COLUMBIA, SC (WCSC) - The state has now taken the first step to raising South Carolina's dropout age to 18.
The House Education Subcommittee voted unanimously on Tuesday to a dropout bill which the General Assembly will officially vote on.
Under current law, South Carolina teens can drop out of high school without parental consent as soon as they turn 17.
This bill proposes bringing that age to 18 to give school counselors and administrators that one extra year to help catch kids up on coursework and help them earn a high school diploma.
25 other states have changed the dropout age to 18.
Retired CCSD guidance counselor Mark Epstein has been pushing for years to make this change.
He says it gives kids one extra year to catch up in school work and find a career path.
"The students that struggled previously were left with no choice but to dropout because they had no hope," Epstein said."We're on our way to changing that for future generations."
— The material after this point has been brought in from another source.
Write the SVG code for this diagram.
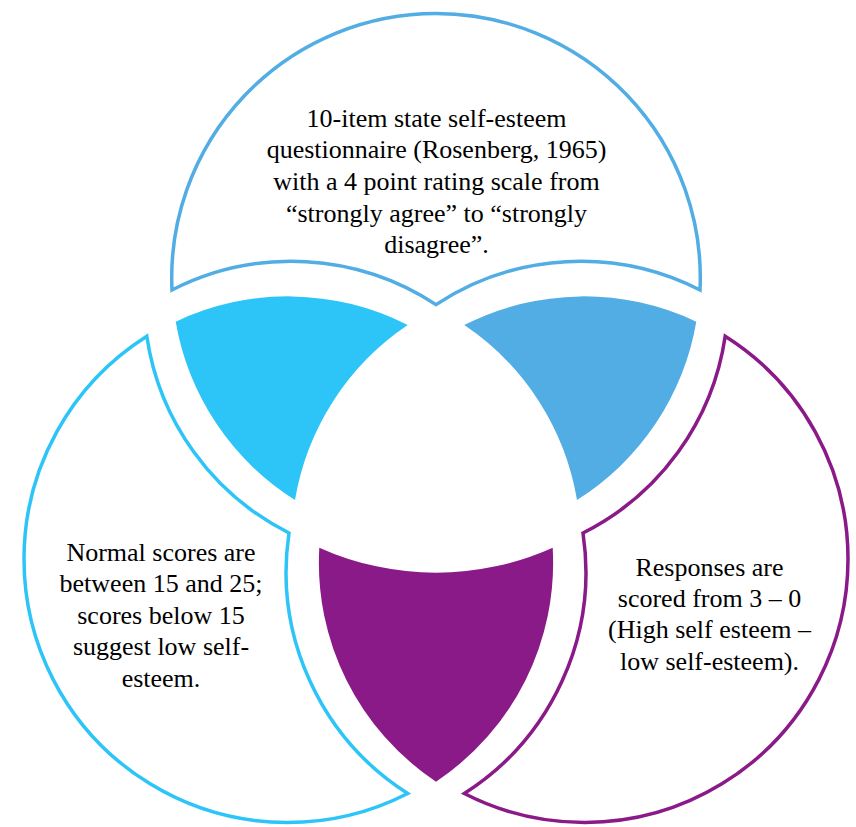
<svg xmlns="http://www.w3.org/2000/svg" width="856" height="827" viewBox="0 0 856 827">
<defs>
<style>
.outline{fill:#ffffff;stroke-width:3.5;stroke-linejoin:miter;stroke-miterlimit:10}
.t{font-size:26px;fill:#000000;text-anchor:middle}
</style>
</defs>
<rect x="0" y="0" width="856" height="827" fill="#ffffff"/>
<g id="lens-top-left">
<path d="M175.7,321.7 A263,263 0 0,1 407.7,325 A263,263 0 0,0 295,500 A263,263 0 0,1 175.7,321.7 Z" fill="#2DC5F8"/>
</g>
<g id="lens-top-right">
<path d="M696.3,321.7 A263,263 0 0,0 464.3,325 A263,263 0 0,1 577,500 A263,263 0 0,0 696.3,321.7 Z" fill="#51ADE3"/>
</g>
<g id="lens-bottom">
<path d="M319.3,547.7 A285,285 0 0,0 552.7,547.7 A263,263 0 0,1 436,781.7 A263,263 0 0,1 319.3,547.7 Z" fill="#8B1A89"/>
</g>
<g id="top" font-family="'Liberation Serif', 'DejaVu Serif', serif">
<path class="outline" stroke="#51ADE3" d="M172,290 A264.3,264.3 0 0,1 436,13.5 A264.3,264.3 0 0,1 700,290 A263,263 0 0,0 436,304.6 A263,263 0 0,0 172,290 Z"/>
<text class="t" x="436.5" y="126.7">10-item state self-esteem</text>
<text class="t" x="436.5" y="158.3">questionnaire (Rosenberg, 1965)</text>
<text class="t" x="436.5" y="190">with a 4 point rating scale from</text>
<text class="t" x="436.5" y="221.6">“strongly agree” to “strongly</text>
<text class="t" x="436.5" y="253.3">disagree”.</text>
</g>
<g id="left" font-family="'Liberation Serif', 'DejaVu Serif', serif">
<path class="outline" stroke="#2DC5F8" d="M146.8,336.2 A263,263 0 0,0 289,533 A263,263 0 0,0 407.7,793.5 A263.5,263.5 0 0,1 24,559 A263.5,263.5 0 0,1 146.8,336.2 Z"/>
<text class="t" x="161" y="560.7">Normal scores are</text>
<text class="t" x="161" y="592.2">between 15 and 25;</text>
<text class="t" x="161" y="623.7">scores below 15</text>
<text class="t" x="161" y="655.2">suggest low self-</text>
<text class="t" x="161" y="686.7">esteem.</text>
</g>
<g id="right" font-family="'Liberation Serif', 'DejaVu Serif', serif">
<path class="outline" stroke="#8B1A89" d="M725.2,336.2 A263,263 0 0,1 583,533 A263,263 0 0,1 464.3,793.5 A263.5,263.5 0 0,0 848,559 A263.5,263.5 0 0,0 725.2,336.2 Z"/>
<text class="t" x="709.5" y="576">Responses are</text>
<text class="t" x="709.5" y="607.2">scored from 3 – 0</text>
<text class="t" x="709.5" y="638.4">(High self esteem –</text>
<text class="t" x="709.5" y="669.6">low self-esteem).</text>
</g>
</svg>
"If it's going to keep people in school, give people hope, get people jobs, a future, I say let's do it," said Rep. Wendell Gilliard.
Last year, the South Carolina Department of Education raised concerns about the bill saying family court wouldn't have jurisdiction over truancy cases in the 17 to 18 age range.
But since then, legislators changed that law. Also, SCDE said on Tuesday they withdrew their concerns.
If the bill passes, South Carolina would become the 26th state to implement an age-18 dropout requirement.